- Born: William Harlan Ware July 14, 1902 Lakota, North Dakota, US
- Died: May 7, 1967 (aged 64) Evanston, Illinois, US
- Occupation: Writer
- Notable work: Come Fill the Cup One Man's Family
- Spouse: Ruth Susan Seitz
- Children: 3

= Harlan Ware =

American writer (1902-1967)

Harlan Ware (July 14, 1902 – May 7, 1967) was an American writer who wrote novels, screenplays, radio scripts, and short stories.

==Career==

Ware began his career as a police reporter in the city of Chicago, working for various newspapers, including the Shreveport Times and the City News Bureau of Chicago.

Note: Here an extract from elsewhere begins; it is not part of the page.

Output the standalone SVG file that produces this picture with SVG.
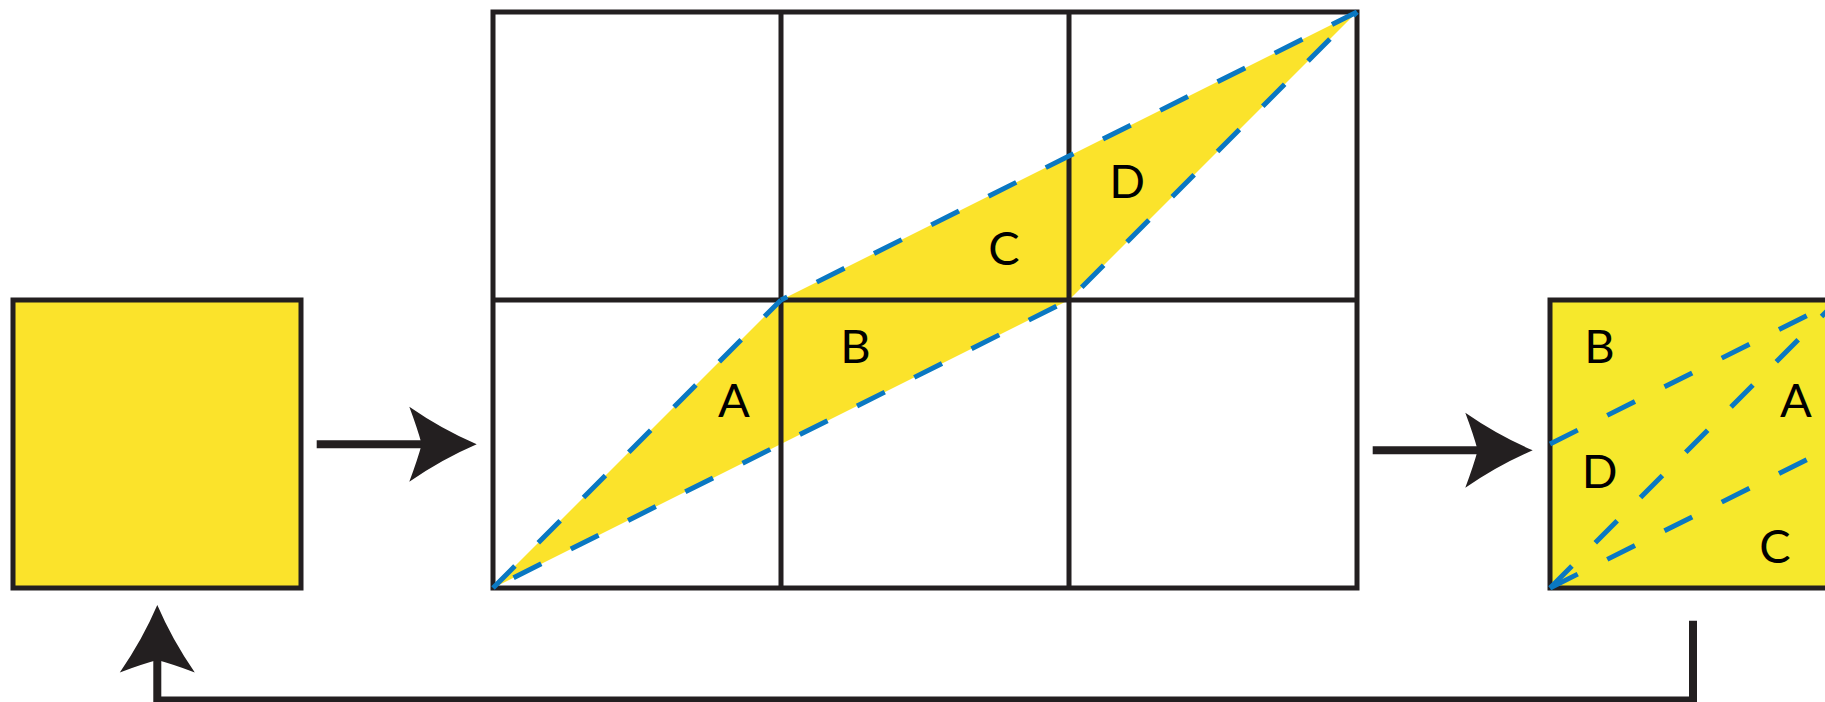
<svg xmlns="http://www.w3.org/2000/svg" xmlns:xlink="http://www.w3.org/1999/xlink" width="1825" height="702" viewBox="0 0 1825 702">
<style>
.frame{stroke:#231f20;stroke-width:5;stroke-linecap:square}
.grid{fill:none;stroke:#231f20;stroke-width:5}
.dash{fill:none;stroke:#0a78c2;stroke-width:5;stroke-dasharray:31 33}
.lbl{font-family:Lato,"Liberation Sans",sans-serif;font-size:47px;fill:#000;text-anchor:middle}
.conn{fill:none;stroke:#231f20;stroke-width:8;stroke-linejoin:miter}
.head{fill:#231f20}
</style>
<defs>
<path id="ah" d="M0,0 Q-35,-15 -67.4,-37.5 Q-59,-15 -55,0 Q-59,15 -67.4,37.5 Q-35,15 0,0 Z"/>
</defs>
<rect width="1825" height="702" fill="#fff"/>
<g id="square-original">
<rect x="13" y="300" width="288" height="288" style="fill:#fbe32b" class="frame"/>
</g>
<g id="grid-figure">
<polygon points="493,588 781,300 1357,12 1069,300" fill="#fbe32b"/>
<g class="grid">
<rect x="493" y="12" width="864" height="576"/>
<line x1="781" y1="12" x2="781" y2="588"/>
<line x1="1069" y1="12" x2="1069" y2="588"/>
<line x1="493" y1="300" x2="1357" y2="300"/>
</g>
<line class="dash" x1="493" y1="588" x2="781" y2="300"/>
<line class="dash" x1="493" y1="588" x2="1069" y2="300" style="stroke-dashoffset:41"/>
<line class="dash" x1="781" y1="300" x2="1357" y2="12" style="stroke-dashoffset:24"/>
<line class="dash" x1="1069" y1="300" x2="1357" y2="12" style="stroke-dashoffset:46"/>
<text class="lbl" x="734" y="417">A</text>
<text class="lbl" x="855.5" y="363">B</text>
<text class="lbl" x="1004" y="265">C</text>
<text class="lbl" x="1127" y="198">D</text>
</g>
<g id="square-result">
<rect x="1550" y="300" width="288" height="288" style="fill:#f6e82c" class="frame"/>
<line class="dash" x1="1550" y1="588" x2="1838" y2="300"/>
<line class="dash" x1="1550" y1="588" x2="1838" y2="444"/>
<line class="dash" x1="1550" y1="444" x2="1838" y2="300"/>
<text class="lbl" x="1599.5" y="363">B</text>
<text class="lbl" x="1796" y="417">A</text>
<text class="lbl" x="1599.5" y="488">D</text>
<text class="lbl" x="1775" y="563">C</text>
</g>
<g id="connectors">
<line class="conn" x1="316.7" y1="444.3" x2="425" y2="444.3"/>
<use xlink:href="#ah" class="head" transform="translate(476.7,444.3)"/>
<line class="conn" x1="1372.7" y1="450.3" x2="1480" y2="450.3"/>
<use xlink:href="#ah" class="head" transform="translate(1532.7,450.3)"/>
<path class="conn" d="M1693,620.7 V700.5 H157.3 V660"/>
<use xlink:href="#ah" class="head" transform="translate(157.3,605) rotate(-90)"/>
</g>
</svg>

In 1954, Ware moved from Los Angeles to Carmel-by-the-Sea, California, with his wife Ruth and two daughters. In 1966, he moved to Wisconsin

In 1964, Ware coauthored two books with William Hornaday, The Inner Light, and Your Aladdin's Lamp. In 1979, the Literary Hall of Fame voted Your Aladdin's Lamp as the Inspirational Book of the Year.

==Death==

Ware died in a Chicago hospital on May 7, 1967. Private funeral services were held in Chicago, and he was later buried in the family plot at the Evanston, Illinois Cemetery.